The acquisition will be funded primarily with cash, covering 75% of the cost, with the remainder paid in stock. AMD reported $5.34 billion in cash and short-term investments at the end of the second quarter.
As the computing demands for AI continue to grow, requiring tech companies to link thousands of chips together in clusters for sufficient processing power, the configuration of entire server systems has become increasingly crucial. This is the primary reason behind AMD’s acquisition of ZT Systems.
"AI systems are our number one strategic priority," AMD CEO Lisa Su stated in an interview with Reuters.
Su noted that the integration of ZT Systems’ engineering team will enable AMD to expedite the testing and deployment of its latest AI GPUs at the scale required by cloud computing leaders like Microsoft.
"The main way (ZT Systems) is additive to the company is we sell more GPUs," Su added.
AMD shares closed 4.5% higher on Monday, while Nvidia added 4.3%.
Analysts weigh in on AMD-ZT Systems deal
Following the acquisition’s announcement, several investment firms shared their comments on the deal.
1) Analysts at Truist Securities said the buyout “plugs a hole for AMD, but doesn’t level the playing field with NVDA.”
“We see AMD's move to acquire ZT Systems as providing AMD with a path to delivering system-level designs for OEMs and web-scale companies."

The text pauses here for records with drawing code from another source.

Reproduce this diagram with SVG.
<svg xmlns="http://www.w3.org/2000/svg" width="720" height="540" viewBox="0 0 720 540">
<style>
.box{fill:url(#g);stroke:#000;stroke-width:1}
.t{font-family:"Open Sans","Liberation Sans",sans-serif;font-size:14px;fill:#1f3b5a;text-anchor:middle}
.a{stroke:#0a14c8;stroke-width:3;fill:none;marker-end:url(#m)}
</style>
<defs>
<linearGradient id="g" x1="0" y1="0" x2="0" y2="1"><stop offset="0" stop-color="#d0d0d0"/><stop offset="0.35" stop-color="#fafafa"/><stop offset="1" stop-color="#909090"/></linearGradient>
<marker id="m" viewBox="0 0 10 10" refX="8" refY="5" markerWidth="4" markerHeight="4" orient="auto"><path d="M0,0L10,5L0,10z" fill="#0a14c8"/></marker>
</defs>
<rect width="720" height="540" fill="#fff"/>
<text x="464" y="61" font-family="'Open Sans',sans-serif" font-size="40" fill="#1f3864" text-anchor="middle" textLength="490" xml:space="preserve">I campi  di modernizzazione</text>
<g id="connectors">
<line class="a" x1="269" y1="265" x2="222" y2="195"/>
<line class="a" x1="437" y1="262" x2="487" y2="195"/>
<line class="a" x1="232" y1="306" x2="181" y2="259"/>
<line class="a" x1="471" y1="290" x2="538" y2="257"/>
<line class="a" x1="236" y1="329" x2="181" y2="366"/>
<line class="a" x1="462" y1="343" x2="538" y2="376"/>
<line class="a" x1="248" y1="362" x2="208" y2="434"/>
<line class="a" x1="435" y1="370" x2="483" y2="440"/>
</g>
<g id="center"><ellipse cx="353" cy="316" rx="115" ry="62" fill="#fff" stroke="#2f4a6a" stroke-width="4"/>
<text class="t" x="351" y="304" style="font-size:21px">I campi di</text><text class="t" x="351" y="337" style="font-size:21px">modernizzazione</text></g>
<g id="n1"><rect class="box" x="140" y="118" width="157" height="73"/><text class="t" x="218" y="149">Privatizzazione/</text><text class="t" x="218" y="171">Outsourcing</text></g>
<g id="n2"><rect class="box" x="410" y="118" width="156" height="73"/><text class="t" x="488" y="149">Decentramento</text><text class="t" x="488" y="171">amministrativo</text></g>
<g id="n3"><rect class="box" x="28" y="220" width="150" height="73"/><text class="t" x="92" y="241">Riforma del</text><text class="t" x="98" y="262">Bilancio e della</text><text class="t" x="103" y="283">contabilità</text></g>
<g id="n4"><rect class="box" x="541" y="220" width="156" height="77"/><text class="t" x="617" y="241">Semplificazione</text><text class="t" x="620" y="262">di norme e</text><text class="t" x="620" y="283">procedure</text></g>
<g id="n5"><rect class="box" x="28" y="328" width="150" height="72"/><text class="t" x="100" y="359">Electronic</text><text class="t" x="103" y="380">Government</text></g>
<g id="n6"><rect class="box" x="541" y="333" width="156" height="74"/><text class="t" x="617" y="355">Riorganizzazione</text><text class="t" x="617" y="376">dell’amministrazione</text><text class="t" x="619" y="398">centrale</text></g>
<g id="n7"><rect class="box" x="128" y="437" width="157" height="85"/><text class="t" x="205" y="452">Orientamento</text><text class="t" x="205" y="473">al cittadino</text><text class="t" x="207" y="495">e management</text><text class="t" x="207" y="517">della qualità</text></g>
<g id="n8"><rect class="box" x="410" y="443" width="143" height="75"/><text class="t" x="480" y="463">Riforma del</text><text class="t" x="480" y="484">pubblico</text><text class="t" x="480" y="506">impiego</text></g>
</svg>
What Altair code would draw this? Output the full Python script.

"We see this as vaguely similar to Nvidia's capabilities embodied in its having designed and shipped its H100 GPU boards, DGX GPU systems, and GB200-NVL72 rack scale solutions. While NVDA appears to remain well ahead of AMD in system level design, its real advantage continues to be in software - starting with CUDA and extending to its libraries and installed base.”
2) Meanwhile, Bank of America analysts noted that the high-level rationale behind AMD’s move is understandable. However, analysts added they “don’t quite see any tangible benefits until CY26 at the earliest especially as it’s based on projecting incremental AMD GPU sales because of ZT, as opposed to scaling ZT’s existing business.”
“We are at-best of neutral view on the proposed transaction as near-term it appears to be a complex deal just to get 1000 system design engineers and then hoping they help drive incremental AMD GPU sales,” the team added.
3) Remarks from JPMorgan were more positive. They believe the ZT deal represents “a step in the right direction for AMD and should help to potentially close the gap between NVIDIA over the next few years.”
With 1,000 development/implementation engineers, the ZT Systems acquisition we believe will help AMD to synchronize its next-gen GPU introduction timelines with its customers compute systems (servers, rack scale solutions, compute clusters) which should ultimately result in faster time-to-deployment/bring-up.”
4) Separately, Morgan Stanley also see the takeover as a positive for AMD, but they believe it is a deal “which will take time to prove out.”
“With Nvidia's reported struggles in realizing some of their systems aspirations with GB200, we think anything AMD can do to put themselves in a better position is a positive, as the engineering challenges associated with a tighter integration of GPU/CPU/networking in new liquid cooling form factors are clearly significant.”
5) Lastly, investment bank Evercore ISI praised AMD’s move for ZT as it positions the chipmaker “to better compete at hyperscale companies for large scale training and inferencing AI systems, and we believe the divestiture of the manufacturing operations could translate to AMD recouping a large part of its $4.9bn cash and stock outlay.”